Whole Woman’s Health, et al.
QUESTION PRESENTED
Whether the Court should overrule Roe v. Wade, 410 U.S. 113 (1973), and Planned Parenthood of Southeastern Pennsylvania v. Casey, 505 U.S. 833 (1992).
THE GIST
Abortion is one of the most controversial issues in the United States and is likely so because of this Court’s intervention. The Court’s attempt to answer the question for all time and remove the issue from public debate, see Casey, 505 U.S. at 867, has had the opposite effect, and least half of the American public is still as intensely opposed to abortion as it was in 1973.27 If the Court is concerned about efforts by states to craft abortion legislation that may actually take effect, it should eliminate the root of the problem: its unworkable abortion precedent.
Overruling Roe and Casey would allow the Court to relinquish its role as nationwide abortion regulator and return the job to States and elected officials where it belongs.
https://www.supremecourt.gov/search.aspx?filename=/docket/docketfiles/html/public/21-587.html
MARK LEE DICKSON, CROSS-PETITIONER
v.
WHOLE WOMAN’S HEALTH, ET AL.
QUESTIONS PRESENTED
1. Should the Court overrule Roe v.

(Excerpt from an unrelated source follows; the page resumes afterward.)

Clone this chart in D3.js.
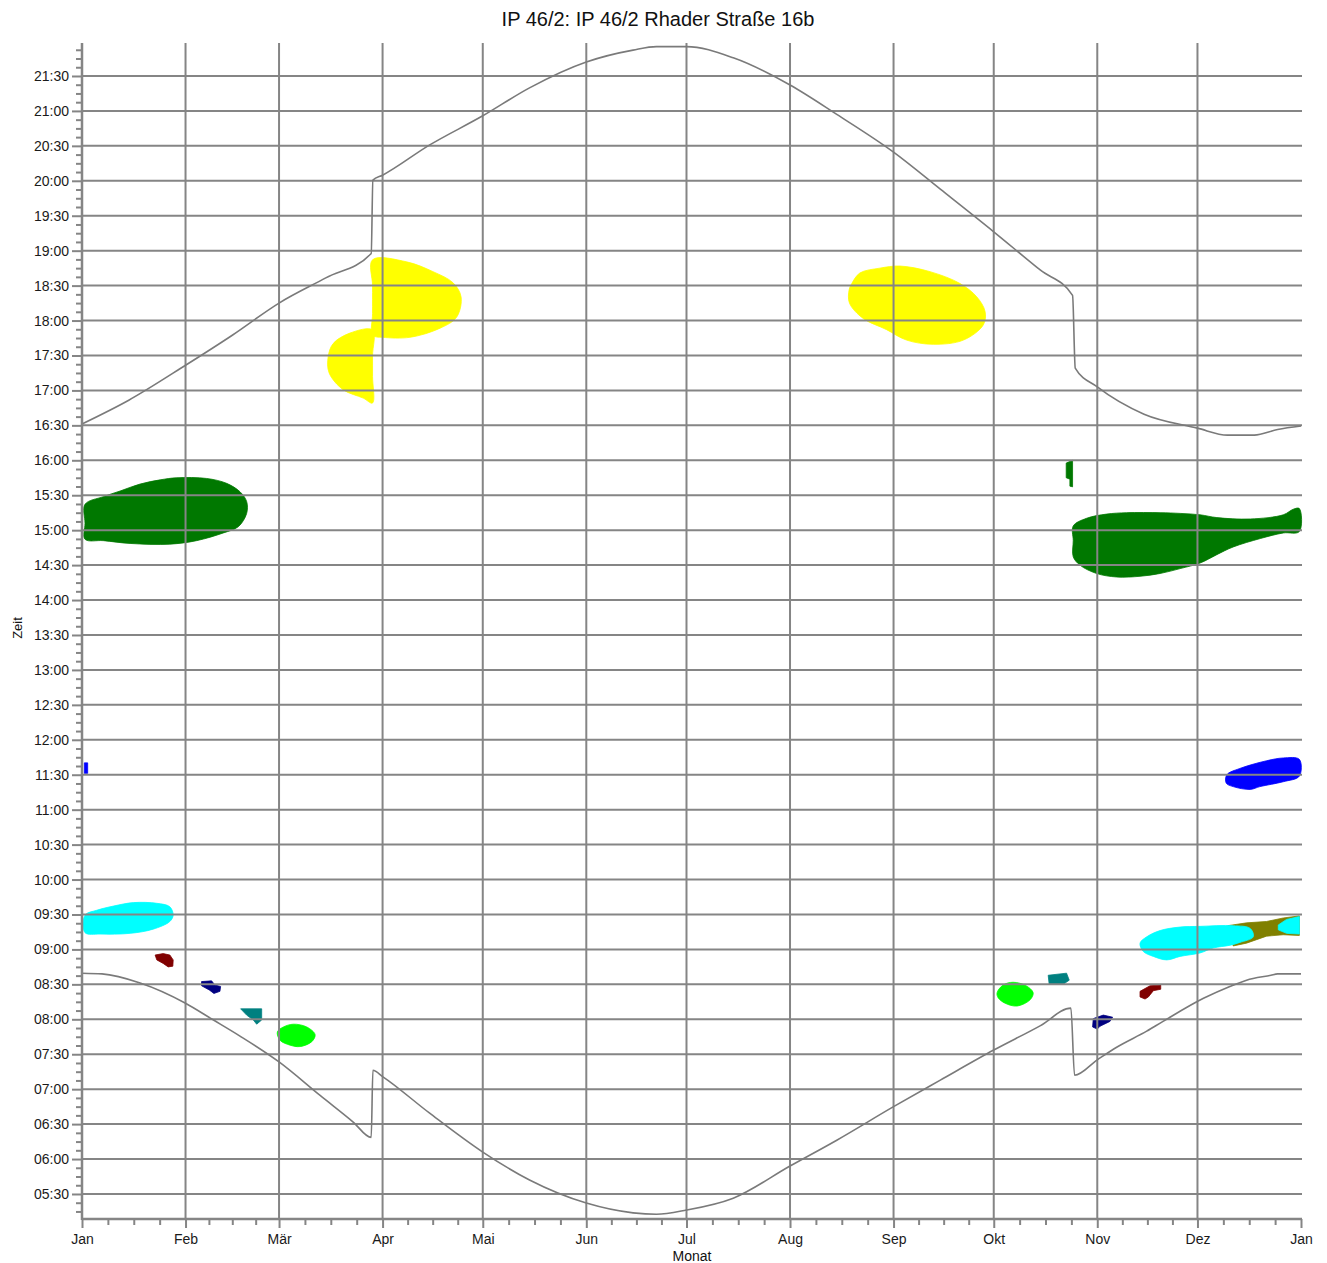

Wade, 410 U.S.
113 (1973), and Planned Parenthood of Southeastern Pa.
v. Casey, 505 U.S. 833 (1992)?
2. Should the Court overrule Whole Woman’s Health v. Hellerstedt, 136 S. Ct. 2292 (2016), which refused to enforce an explicit severability requirement in a
state abortion statute?
STEPHEN BRINT CARLTON, ET AL., CROSS-PETITIONERS
v.
WHOLE WOMAN’S HEALTH, ET AL
QUESTIONS PRESENTED
Whether the Court should overrule Roe v. Wade,
410 U.S. 113 (1973), and Planned Parenthood of Southeastern Pennsylvania v. Casey, 505 U.S. 833 (1992).